**STATED EXERCISE**
Starting at the first line of the entries below, restate each line exactly until you reach the line with "const yMinor = [];", and print that one too. Leave the pictures out and stop there.

**DATASET RECORDS**
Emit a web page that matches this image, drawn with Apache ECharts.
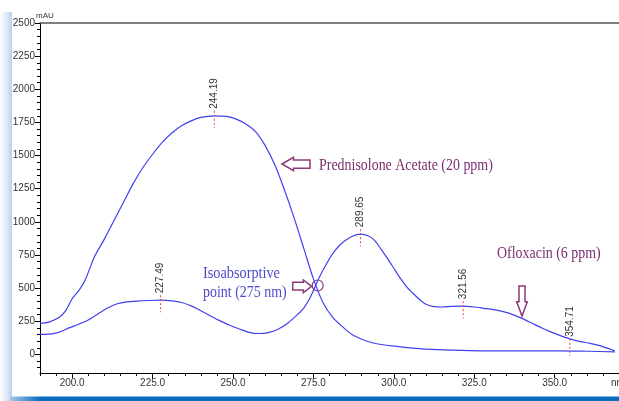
<!DOCTYPE html>
<html>
<head>
<meta charset="utf-8">
<script src="https://cdn.jsdelivr.net/npm/echarts@6/dist/echarts.min.js"></script>
<style>
html,body{margin:0;padding:0;background:#fff;}
#chart{width:619px;height:401px;}
</style>
</head>
<body>
<div id="chart"></div>
<script>
// Prednisolone Acetate (20 ppm)
const wlPred = [190, 193, 196, 198, 200, 202, 204, 207, 210, 213, 216, 219, 222, 225, 228, 231, 234, 237, 240, 244.2, 248, 251, 254, 257, 260, 263, 266, 269, 272, 275, 278, 281, 284, 287, 290, 293, 296, 300, 305, 310, 318, 327, 340, 351, 360, 368.7];
const absPred = [234, 246, 280, 330, 420, 480, 560, 740, 870, 1010, 1150, 1290, 1410, 1510, 1600, 1670, 1725, 1762, 1788, 1800, 1795, 1775, 1738, 1680, 1575, 1430, 1240, 1030, 800, 570, 390, 280, 210, 150, 115, 90, 75, 62, 50, 40, 32, 27, 27, 27, 24, 20];
// Ofloxacin (6 ppm)
const wlOfl = [190, 193, 196, 199, 202, 205, 208, 211, 214, 217, 220, 224, 227.5, 231, 234, 237, 240, 243, 246, 249, 252, 255, 258, 261, 264, 267, 270, 272, 274, 275.7, 277, 279, 281, 283, 285, 287, 289.6, 292, 294, 296, 298, 300, 302, 304, 306, 308, 310, 312, 315, 318, 321.5, 325, 328, 331, 334, 337, 340, 343, 346, 349, 352, 355, 358, 361, 364, 367, 368.7];
const absOfl = [151, 153, 168, 200, 228, 260, 305, 350, 382, 396, 402, 407, 409, 404, 392, 366, 330, 290, 253, 220, 192, 167, 158, 165, 190, 235, 300, 350, 430, 520, 590, 680, 760, 820, 862, 890, 907, 895, 860, 795, 725, 650, 575, 510, 460, 415, 378, 362, 358, 362, 364, 358, 348, 338, 323, 300, 270, 235, 200, 168, 140, 115, 97, 84, 67, 42, 27];
// Peak labels
const peakWl = [227.49, 244.19, 289.65, 321.56, 354.71];
const peakAbs = [409, 1800, 907, 364, 80];
// Axis ticks
const xTicks = [200, 225, 250, 275, 300, 325, 350];
const yTicks = [0, 250, 500, 750, 1000, 1250, 1500, 1750, 2000, 2250, 2500];
const xMinor = []; for (let v = 190; v <= 370; v += 5) xMinor.push(v);
const yMinor = []; for (let v = -100; v <= 2500; v += 50) yMinor.push(v);

const pairs = (a, b) => a.map((v, i) => [v, b[i]]);
const lblFont = "'Liberation Sans Narrow','Arial Narrow','Liberation Sans',Arial,sans-serif";
const serif = "'Liberation Serif','Times New Roman',serif";
const purple = '#7b2d6e';

const chart = echarts.init(document.getElementById('chart'), null, {renderer: 'canvas'});
const XMIN = 190, XMAX = 370, YMIN = -140, YMAX = 2500;

const baseX = {type: 'value', min: XMIN, max: XMAX, splitLine: {show: false}};
const baseY = {type: 'value', min: YMIN, max: YMAX, splitLine: {show: false}};

chart.setOption({
  animation: false,
  backgroundColor: '#fff',
  grid: {left: 40, right: 0, top: 23, bottom: 28, show: false},
  xAxis: [
    Object.assign({}, baseX, {
      position: 'bottom',
      axisLine: {show: true, onZero: false, lineStyle: {color: '#000', width: 1}},
      axisTick: {show: true, customValues: xTicks, length: 5, lineStyle: {color: '#000'}},
      axisLabel: {show: true, customValues: xTicks, margin: 5, color: '#333', fontSize: 10, fontFamily: lblFont,
        formatter: v => v.toFixed(1)}
    }),
    Object.assign({}, baseX, {
      position: 'bottom',
      axisLine: {show: false, onZero: false},
      axisTick: {show: true, customValues: xMinor, length: 3, lineStyle: {color: '#000'}},
      axisLabel: {show: false}
    }),
    Object.assign({}, baseX, {
      position: 'top',
      axisLine: {show: true, onZero: false, lineStyle: {color: '#555', width: 1.5}},
      axisTick: {show: false},
      axisLabel: {show: false}
    })
  ],
  yAxis: [
    Object.assign({}, baseY, {
      position: 'left',
      axisLine: {show: true, onZero: false, lineStyle: {color: '#000', width: 1}},
      axisTick: {show: true, customValues: yTicks, length: 5, lineStyle: {color: '#000'}},
      axisLabel: {show: true, customValues: yTicks, margin: 5, color: '#333', fontSize: 10, fontFamily: lblFont,
        formatter: v => String(Math.round(v))}
    }),
    Object.assign({}, baseY, {
      position: 'left',
      axisLine: {show: false, onZero: false},
      axisTick: {show: true, customValues: yMinor, length: 3, lineStyle: {color: '#000'}},
      axisLabel: {show: false}
    })
  ],
  series: [
    {
      name: 'Prednisolone Acetate (20 ppm)', type: 'line', xAxisIndex: 0, yAxisIndex: 0,
      data: pairs(wlPred, absPred), showSymbol: false, smooth: 0.25,
      lineStyle: {color: '#4040f2', width: 1.2}
    },
    {
      name: 'Ofloxacin (6 ppm)', type: 'line', xAxisIndex: 0, yAxisIndex: 0,
      data: pairs(wlOfl, absOfl), showSymbol: false, smooth: 0.25,
      lineStyle: {color: '#4040f2', width: 1.2}
    },
    {
      type: 'custom', xAxisIndex: 0, yAxisIndex: 0, z: 5,
      data: pairs(peakWl, peakAbs),
      renderItem: function (params, api) {
        const p = api.coord([api.value(0), api.value(1)]);
        return {
          type: 'group',
          children: [
            {type: 'line', shape: {x1: p[0], y1: p[1] - 5, x2: p[0], y2: p[1] + 12},
              style: {stroke: '#e8453c', lineWidth: 1, lineDash: [2, 2]}},
            {type: 'text', x: p[0], y: p[1] - 7, rotation: Math.PI / 2,
              style: {text: api.value(0).toFixed(2), font: '10px ' + lblFont, fill: '#333',
                align: 'left', verticalAlign: 'middle'}}
          ]
        };
      }
    }
  ],
  graphic: [
    {type: 'rect', silent: true, z: -10, shape: {x: 0, y: 12, width: 12, height: 389},
      style: {fill: new echarts.graphic.LinearGradient(0, 0, 1, 0, [
        {offset: 0, color: '#ffffff'}, {offset: 0.6, color: '#dbe7f5'}, {offset: 1, color: '#b9d0ec'}])}},
    {type: 'rect', silent: true, z: -10, shape: {x: 10, y: 396.5, width: 609, height: 5},
      style: {fill: new echarts.graphic.LinearGradient(0, 0, 1, 0, [
        {offset: 0, color: '#a8c8e8'}, {offset: 0.05, color: '#0a6cbf'}, {offset: 1, color: '#0a6cbf'}])}},
    {type: 'text', x: 36, y: 15.5, style: {text: 'mAU', font: '8px ' + lblFont, fill: '#333',
      align: 'left', verticalAlign: 'middle'}},
    {type: 'text', x: 611, y: 383, style: {text: 'nm', font: '10px ' + lblFont, fill: '#333',
      align: 'left', verticalAlign: 'middle'}},
    {type: 'text', x: 319, y: 166, scaleX: 0.82, style: {text: 'Prednisolone Acetate (20 ppm)',
      font: '17px ' + serif, fill: purple, align: 'left', verticalAlign: 'middle'}},
    {type: 'text', x: 497, y: 254, scaleX: 0.82, style: {text: 'Ofloxacin (6 ppm)',
      font: '17px ' + serif, fill: purple, align: 'left', verticalAlign: 'middle'}},
    {type: 'text', x: 203, y: 273.5, scaleX: 0.84, style: {text: 'Isoabsorptive',
      font: '17px ' + serif, fill: '#4b4bc8', align: 'left', verticalAlign: 'middle'}},
    {type: 'text', x: 203, y: 292.5, scaleX: 0.82, style: {text: 'point (275 nm)',
      font: '17px ' + serif, fill: '#4b4bc8', align: 'left', verticalAlign: 'middle'}},
    {type: 'polygon', shape: {points: [[282, 164], [293.5, 157.3], [293.5, 160], [310, 160], [310, 168.3], [293.5, 168.3], [293.5, 170.7]]},
      style: {fill: 'rgba(255,255,255,0)', stroke: '#8b3a7a', lineWidth: 1.5}},
    {type: 'polygon', shape: {points: [[292.7, 282.3], [303.3, 282.3], [303.3, 280], [311.7, 286.3], [303.3, 292.7], [303.3, 290], [292.7, 290]]},
      style: {fill: 'rgba(255,255,255,0)', stroke: '#8b3a7a', lineWidth: 1.5}},
    {type: 'polygon', shape: {points: [[519, 286], [525, 286], [525, 301.7], [527.3, 301.7], [522, 316], [516.7, 301.7], [519, 301.7]]},
      style: {fill: 'rgba(255,255,255,0)', stroke: '#8b3a7a', lineWidth: 1.5}},
    {type: 'circle', shape: {cx: 317.7, cy: 285.5, r: 5.5},
      style: {fill: 'rgba(255,255,255,0)', stroke: '#8b3a7a', lineWidth: 1.2}}
  ]
});
</script>
</body>
</html>
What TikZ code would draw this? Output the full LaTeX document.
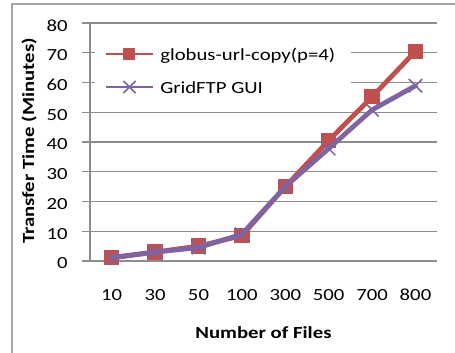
\documentclass[tikz,border=0pt]{standalone}
\usepackage{fontspec}
\usepackage{graphicx}
\setmainfont{Carlito}
\usetikzlibrary{shapes.misc}
\definecolor{serred}{HTML}{C0504D}
\definecolor{serpurple}{HTML}{8064A2}
\definecolor{gridgrey}{HTML}{8C8C8C}
\definecolor{framegrey}{HTML}{A6A6A6}
\newcommand\sx[1]{\scalebox{1.22}[1]{#1}}
\tikzset{
  gridln/.style={gridgrey, line width=1pt},
  lbl/.style={inner sep=0pt, font=\fontsize{12.75pt}{14pt}\selectfont},
  redln/.style={serred, line width=3.6pt, line join=round, line cap=round},
  purln/.style={serpurple, line width=3.6pt, line join=round, line cap=round},
  rsq/.style={rectangle, fill=serred, inner sep=0pt, minimum size=11.5pt},
  pcross/.style={cross out, draw=serpurple, line width=1.1pt, inner sep=0pt, minimum size=9pt},
}
\begin{document}
\begin{tikzpicture}[x=0.75pt, y=-0.75pt]
\useasboundingbox (0,0) rectangle (455,353);
% frame
\draw[framegrey, line width=1.6pt] (12,353) -- (12,4) -- (455,4);
% gridlines and y labels
\foreach \v in {0,10,...,80}{
  \pgfmathsetmacro\yy{261-\v*2.975}
  \draw[gridln] (82,\yy) -- (437,\yy);
  \node[lbl, anchor=east] (ylab\v) at (68,\yy+2.5) {\sx{\v}};
}
% legend background (hides grid)
\fill[white] (95,30) rectangle (351,105);
% axes
\draw[gridln] (90,23) -- (90,261) -- (437,261);
% x labels
\foreach \c [count=\i from 0] in {10,30,50,100,300,500,700,800}{
  \node[lbl] (xlab\i) at (111.7+43.4*\i,295) {\sx{\c}};
}
% axis titles
\node[lbl, font=\fontsize{12.75pt}{14pt}\selectfont\bfseries] (xtitle) at (263.5,333) {\sx{Number of Files}};
\node[lbl, font=\fontsize{12.75pt}{14pt}\selectfont\bfseries, rotate=90] (ytitle) at (29,141) {\sx{Transfer Time (Minutes)}};
% data coordinates
\foreach \v [count=\i from 0] in {1.2,3,5,8.5,25,40.5,55.2,70.5}{
  \coordinate (r\i) at (111.7+43.4*\i,261-\v*2.975);
}
\foreach \v [count=\i from 0] in {1,3,4.5,9,25,37.8,50.8,58.9}{
  \coordinate (p\i) at (111.7+43.4*\i,261-\v*2.975);
}
% red series
\draw[redln] (r0) \foreach \i in {1,...,7}{ -- (r\i)};
\foreach \i in {0,...,7}{ \node[rsq] (rm\i) at (r\i) {}; }
% purple series
\draw[purln] (p0) \foreach \i in {1,...,7}{ -- (p\i)};
\foreach \i in {0,...,7}{ \node[pcross] (pm\i) at (p\i) {}; }
% legend
\coordinate (la1) at (106,54);
\coordinate (lb1) at (153,54);
\coordinate (la2) at (106,87);
\coordinate (lb2) at (153,87);
\draw[serred, line width=2.2pt] (la1) -- (lb1);
\node[rsq, minimum size=9pt] (lm1) at (129.5,54) {};
\node[lbl, anchor=west] (lt1) at (160,56) {\sx{globus-url-copy(p=4)}};
\draw[serpurple, line width=2.2pt] (la2) -- (lb2);
\node[pcross, minimum size=8pt] (lm2) at (129.5,87) {};
\node[lbl, anchor=west] (lt2) at (160,88) {\sx{GridFTP GUI}};
\end{tikzpicture}
\end{document}
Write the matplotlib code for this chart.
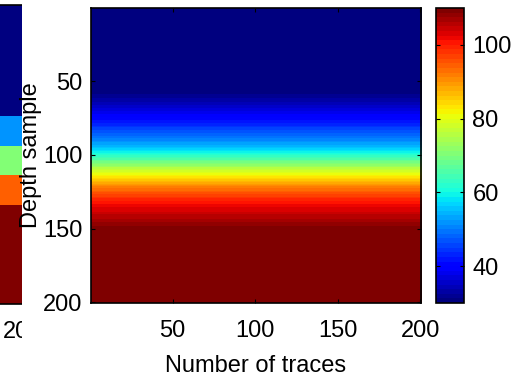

**TASK RESPONSE**
Emit a web page that matches this image, drawn with Apache ECharts.
<!DOCTYPE html>
<html>
<head>
<meta charset="utf-8">
<script src="https://cdn.jsdelivr.net/npm/echarts@6/dist/echarts.min.js"></script>
<style>
html,body{margin:0;padding:0;background:#fff;}
#chart{width:619px;height:401px;}
</style>
</head>
<body>
<div id="chart"></div>
<script>
// Prednisolone Acetate (20 ppm)
const wlPred = [190, 193, 196, 198, 200, 202, 204, 207, 210, 213, 216, 219, 222, 225, 228, 231, 234, 237, 240, 244.2, 248, 251, 254, 257, 260, 263, 266, 269, 272, 275, 278, 281, 284, 287, 290, 293, 296, 300, 305, 310, 318, 327, 340, 351, 360, 368.7];
const absPred = [234, 246, 280, 330, 420, 480, 560, 740, 870, 1010, 1150, 1290, 1410, 1510, 1600, 1670, 1725, 1762, 1788, 1800, 1795, 1775, 1738, 1680, 1575, 1430, 1240, 1030, 800, 570, 390, 280, 210, 150, 115, 90, 75, 62, 50, 40, 32, 27, 27, 27, 24, 20];
// Ofloxacin (6 ppm)
const wlOfl = [190, 193, 196, 199, 202, 205, 208, 211, 214, 217, 220, 224, 227.5, 231, 234, 237, 240, 243, 246, 249, 252, 255, 258, 261, 264, 267, 270, 272, 274, 275.7, 277, 279, 281, 283, 285, 287, 289.6, 292, 294, 296, 298, 300, 302, 304, 306, 308, 310, 312, 315, 318, 321.5, 325, 328, 331, 334, 337, 340, 343, 346, 349, 352, 355, 358, 361, 364, 367, 368.7];
const absOfl = [151, 153, 168, 200, 228, 260, 305, 350, 382, 396, 402, 407, 409, 404, 392, 366, 330, 290, 253, 220, 192, 167, 158, 165, 190, 235, 300, 350, 430, 520, 590, 680, 760, 820, 862, 890, 907, 895, 860, 795, 725, 650, 575, 510, 460, 415, 378, 362, 358, 362, 364, 358, 348, 338, 323, 300, 270, 235, 200, 168, 140, 115, 97, 84, 67, 42, 27];
// Peak labels
const peakWl = [227.49, 244.19, 289.65, 321.56, 354.71];
const peakAbs = [409, 1800, 907, 364, 80];
// Axis ticks
const xTicks = [200, 225, 250, 275, 300, 325, 350];
const yTicks = [0, 250, 500, 750, 1000, 1250, 1500, 1750, 2000, 2250, 2500];
const xMinor = []; for (let v = 190; v <= 370; v += 5) xMinor.push(v);
const yMinor = []; for (let v = -100; v <= 2500; v += 50) yMinor.push(v);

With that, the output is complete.